▶ RECORDED INFORMATION
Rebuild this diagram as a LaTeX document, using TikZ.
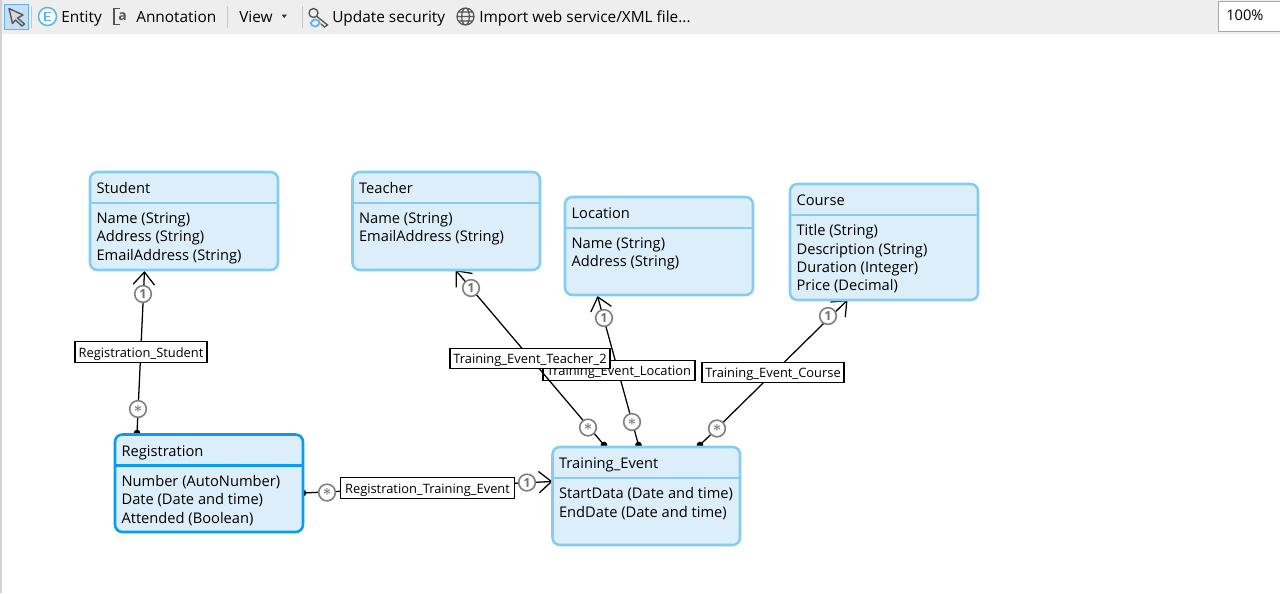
\documentclass[tikz,border=0pt]{standalone}
\usepackage{fontspec}
\usepackage{amsmath,amssymb,bm}
\setmainfont{Open Sans}
\usetikzlibrary{arrows.meta}
\definecolor{efill}{HTML}{DBEEFA}
\definecolor{eline}{HTML}{85CCF0}
\definecolor{eselect}{HTML}{0A9BEE}
\definecolor{barbg}{HTML}{EEEEEE}
\definecolor{multgray}{HTML}{808080}
\definecolor{selfill}{HTML}{C4E0F8}
\definecolor{selline}{HTML}{6AAEE5}
\definecolor{iconblue}{HTML}{5AB4F0}
\definecolor{icongray}{HTML}{555555}
\pgfdeclarelayer{top}
\pgfsetlayers{main,top}
\tikzset{
  x=0.75pt,y=-0.75pt,
  uitext/.style={font=\fontsize{11}{13.75}\selectfont,inner sep=0pt},
  titletext/.style={uitext,text height=8.2pt,text depth=0pt},
  bartext/.style={font=\fontsize{11.55}{14}\selectfont,inner sep=0pt,text height=8.6pt,text depth=0pt},
  ebox/.style={draw=eline,fill=efill,line width=1.9pt,rounded corners=5.5pt,inner sep=0pt},
  eselected/.style={draw=eselect},
  link/.style={draw=black,line width=0.95pt},
  arrowlink/.style={link,-{Straight Barb[length=9.5pt,width=16pt,line width=0.95pt]}},
  srcdot/.style={fill=black,circle,inner sep=0pt,minimum size=5pt},
  linklabel/.style={draw=black,fill=white,line width=0.9pt,inner sep=0pt,font=\fontsize{9.67}{12}\selectfont,minimum height=15.5pt,text height=8.7pt,text depth=0.6pt},
  mult/.style={draw=multgray,fill=white,circle,line width=1.2pt,minimum size=12.5pt,inner sep=0pt,text=black!55,font=\fontsize{9.5}{10}\bfseries\selectfont},
  sepline/.style={draw=black!22,line width=0.7pt},
}
% name, x1, y1, x2, y2, header y, title, attributes, extra style
\newcommand{\entitybox}[9]{%
  \node[ebox,#9,minimum width={(#4-#2)*0.75pt},minimum height={(#5-#3)*0.75pt}] (#1) at ({(#2+#4)/2},{(#3+#5)/2}) {};
  \draw[draw=eline,line width=1.8pt,#9] (#2,#6) -- (#4,#6);
  \node[titletext,anchor=west] (#1-title) at (#2+6.3,{(#3+#6)/2+0.7}) {#7};
  \node[uitext,anchor=north west,align=left] (#1-attrs) at (#2+6.3,#6+9.5) {#8};
}
\newcommand{\manymark}{\raisebox{-0.5pt}{\fontsize{11}{11}\selectfont$\boldsymbol{\ast}$}}
\begin{document}
\begin{tikzpicture}
\useasboundingbox (0,0) rectangle (1280,593);
\fill[white] (0,0) rectangle (1280,593);
\fill[black!18] (0,34) rectangle (2,593);

\begin{pgfonlayer}{top}
  % toolbar
  \fill[barbg] (0,0) rectangle (1280,34);
  \fill[black!18] (0,0) rectangle (2,34);
  \draw[draw=selline,fill=selfill,line width=0.75pt] (4.5,4.5) rectangle (28.5,29);
  \draw[icongray,fill=black!15,line width=1.05pt,line join=round] (9,8.5) -- (23,15) -- (17.5,18) -- (24.5,24) -- (22,26) -- (15.5,20) -- (12.5,23.5) -- cycle;
  \draw[sepline] (31.5,6) -- (31.5,28);
  \draw[draw=iconblue,fill=white,line width=1.15pt] (47.5,16.5) circle (9);
  \draw[draw=iconblue,line width=1pt] (50.5,12.5) -- (45,12.5) -- (45,20.5) -- (50.5,20.5) (45,16.5) -- (49.5,16.5);
  \node[bartext,anchor=west] (entitytool) at (61,16.5) {Entity};
  \draw[icongray,line width=1.3pt] (120,8.5) -- (114,8.5) -- (114,24.5) -- (120,24.5);
  \node[inner sep=0pt,text=icongray,font=\fontsize{10.5}{12}\bfseries\selectfont] (annotationicon) at (122.5,16.5) {a};
  \node[bartext,anchor=west] (annotationtool) at (136,16.5) {Annotation};
  \draw[sepline] (227,6) -- (227,28);
  \node[bartext,anchor=west] (viewtool) at (239,16.5) {View};
  \fill[black!80] (281.5,14.5) -- (287,14.5) -- (284.2,18) -- cycle;
  \draw[sepline] (302.5,6) -- (302.5,28);
  \draw[icongray,line width=1pt] (313.5,13) circle (4.5) (317,16.5) -- (327.5,25) -- (324.5,27) -- (321,24);
  \draw[iconblue,line width=1.3pt] (310.5,22) arc (180:20:4.5) (320,24) arc (0:-160:4.5);
  \node[bartext,anchor=west] (updatetool) at (332,16.5) {Update security};
  \draw[icongray,line width=0.9pt] (465.5,16.5) circle (8.5)
     (465.5,16.5) ellipse (3.8 and 8.5) (457,16.5) -- (474,16.5) (458.5,12) -- (472.5,12) (458.5,21) -- (472.5,21);
  \node[bartext,anchor=west] (importtool) at (479,16.5) {Import web service/XML file...};
  \draw[draw=black!35,fill=white,line width=0.7pt] (1218.5,1.5) rectangle (1282,31);
  \node[uitext,anchor=west] (zoomlevel) at (1226,15.5) {100\%};

  % entities
  \entitybox{student}{90}{172}{278}{270}{203}{Student}{Name (String)\\Address (String)\\EmailAddress (String)}{}
  \entitybox{teacher}{352.5}{172}{540}{270}{203}{Teacher}{Name (String)\\EmailAddress (String)}{}
  \entitybox{location}{565}{197}{753}{295}{228}{Location}{Name (String)\\Address (String)}{}
  \entitybox{course}{790}{184}{978}{300}{215}{Course}{Title (String)\\Description (String)\\Duration (Integer)\\Price (Decimal)}{}
  \entitybox{registration}{115}{434.5}{303}{532}{465.5}{Registration}{Number (AutoNumber)\\Date (Date and time)\\Attended (Boolean)}{eselected}
  \entitybox{event}{552.5}{447}{740}{545}{478}{Training\_Event}{StartData (Date and time)\\EndDate (Date and time)}{}
\end{pgfonlayer}

% connector ends on the entity borders
\coordinate (rsA) at (137,433);   \coordinate (rsB) at (144.5,271);
\coordinate (teA) at (604,445);   \coordinate (teB) at (455.5,270);
\coordinate (leA) at (638.5,445); \coordinate (leB) at (597.5,296);
\coordinate (ceA) at (700,445);   \coordinate (ceB) at (847.5,300);
\coordinate (rtA) at (303,493);   \coordinate (rtB) at (552.5,481.5);

% Registration_Student
\node[srcdot] (rsdot) at (rsA) {};
\draw[arrowlink] (rsA) -- (rsB);
\node[linklabel,minimum width=99pt] (rslabel) at (141,352) {Registration\_Student};
\node[mult] (rsone) at (143,294) {1};
\node[mult] (rsmany) at (138,409) {\manymark};

% Registration_Training_Event
\node[srcdot] (rtdot) at (rtA) {};
\draw[arrowlink] (rtA) -- (rtB);
\node[linklabel,minimum width=130pt] (rtlabel) at (427.5,488) {Registration\_Training\_Event};
\node[mult] (rtone) at (527,482.5) {1};
\node[mult] (rtmany) at (327,492.5) {\manymark};

% Training_Event_Location
\node[srcdot] (ledot) at (leA) {};
\draw[arrowlink] (leA) -- (leB);
\node[linklabel,minimum width=114pt] (lelabel) at (619,370.5) {Training\_Event\_Location};
\node[mult] (leone) at (604,318) {1};
\node[mult] (lemany) at (632,422) {\manymark};

% Training_Event_Teacher_2
\node[srcdot] (tedot) at (teA) {};
\draw[arrowlink] (teA) -- (teB);
\node[linklabel,minimum width=120pt] (telabel) at (530,358.5) {Training\_Event\_Teacher\_2};
\node[mult] (teone) at (471,288) {1};
\node[mult] (temany) at (588,427.5) {\manymark};

% Training_Event_Course
\node[srcdot] (cedot) at (ceA) {};
\draw[arrowlink] (ceA) -- (ceB);
\node[linklabel,minimum width=106.5pt] (celabel) at (773,372.5) {Training\_Event\_Course};
\node[mult] (ceone) at (828,316) {1};
\node[mult] (cemany) at (717,428.5) {\manymark};
\end{tikzpicture}
\end{document}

▶ WHAT IS NEEDED
Leave out any pictures and return exactly the lines from the beginning of the data through the line with "(0,34) rectangle (2,593);", inclusive.

▶ SOLUTION
Rebuild this diagram as a LaTeX document, using TikZ.
\documentclass[tikz,border=0pt]{standalone}
\usepackage{fontspec}
\usepackage{amsmath,amssymb,bm}
\setmainfont{Open Sans}
\usetikzlibrary{arrows.meta}
\definecolor{efill}{HTML}{DBEEFA}
\definecolor{eline}{HTML}{85CCF0}
\definecolor{eselect}{HTML}{0A9BEE}
\definecolor{barbg}{HTML}{EEEEEE}
\definecolor{multgray}{HTML}{808080}
\definecolor{selfill}{HTML}{C4E0F8}
\definecolor{selline}{HTML}{6AAEE5}
\definecolor{iconblue}{HTML}{5AB4F0}
\definecolor{icongray}{HTML}{555555}
\pgfdeclarelayer{top}
\pgfsetlayers{main,top}
\tikzset{
  x=0.75pt,y=-0.75pt,
  uitext/.style={font=\fontsize{11}{13.75}\selectfont,inner sep=0pt},
  titletext/.style={uitext,text height=8.2pt,text depth=0pt},
  bartext/.style={font=\fontsize{11.55}{14}\selectfont,inner sep=0pt,text height=8.6pt,text depth=0pt},
  ebox/.style={draw=eline,fill=efill,line width=1.9pt,rounded corners=5.5pt,inner sep=0pt},
  eselected/.style={draw=eselect},
  link/.style={draw=black,line width=0.95pt},
  arrowlink/.style={link,-{Straight Barb[length=9.5pt,width=16pt,line width=0.95pt]}},
  srcdot/.style={fill=black,circle,inner sep=0pt,minimum size=5pt},
  linklabel/.style={draw=black,fill=white,line width=0.9pt,inner sep=0pt,font=\fontsize{9.67}{12}\selectfont,minimum height=15.5pt,text height=8.7pt,text depth=0.6pt},
  mult/.style={draw=multgray,fill=white,circle,line width=1.2pt,minimum size=12.5pt,inner sep=0pt,text=black!55,font=\fontsize{9.5}{10}\bfseries\selectfont},
  sepline/.style={draw=black!22,line width=0.7pt},
}
% name, x1, y1, x2, y2, header y, title, attributes, extra style
\newcommand{\entitybox}[9]{%
  \node[ebox,#9,minimum width={(#4-#2)*0.75pt},minimum height={(#5-#3)*0.75pt}] (#1) at ({(#2+#4)/2},{(#3+#5)/2}) {};
  \draw[draw=eline,line width=1.8pt,#9] (#2,#6) -- (#4,#6);
  \node[titletext,anchor=west] (#1-title) at (#2+6.3,{(#3+#6)/2+0.7}) {#7};
  \node[uitext,anchor=north west,align=left] (#1-attrs) at (#2+6.3,#6+9.5) {#8};
}
\newcommand{\manymark}{\raisebox{-0.5pt}{\fontsize{11}{11}\selectfont$\boldsymbol{\ast}$}}
\begin{document}
\begin{tikzpicture}
\useasboundingbox (0,0) rectangle (1280,593);
\fill[white] (0,0) rectangle (1280,593);
\fill[black!18] (0,34) rectangle (2,593);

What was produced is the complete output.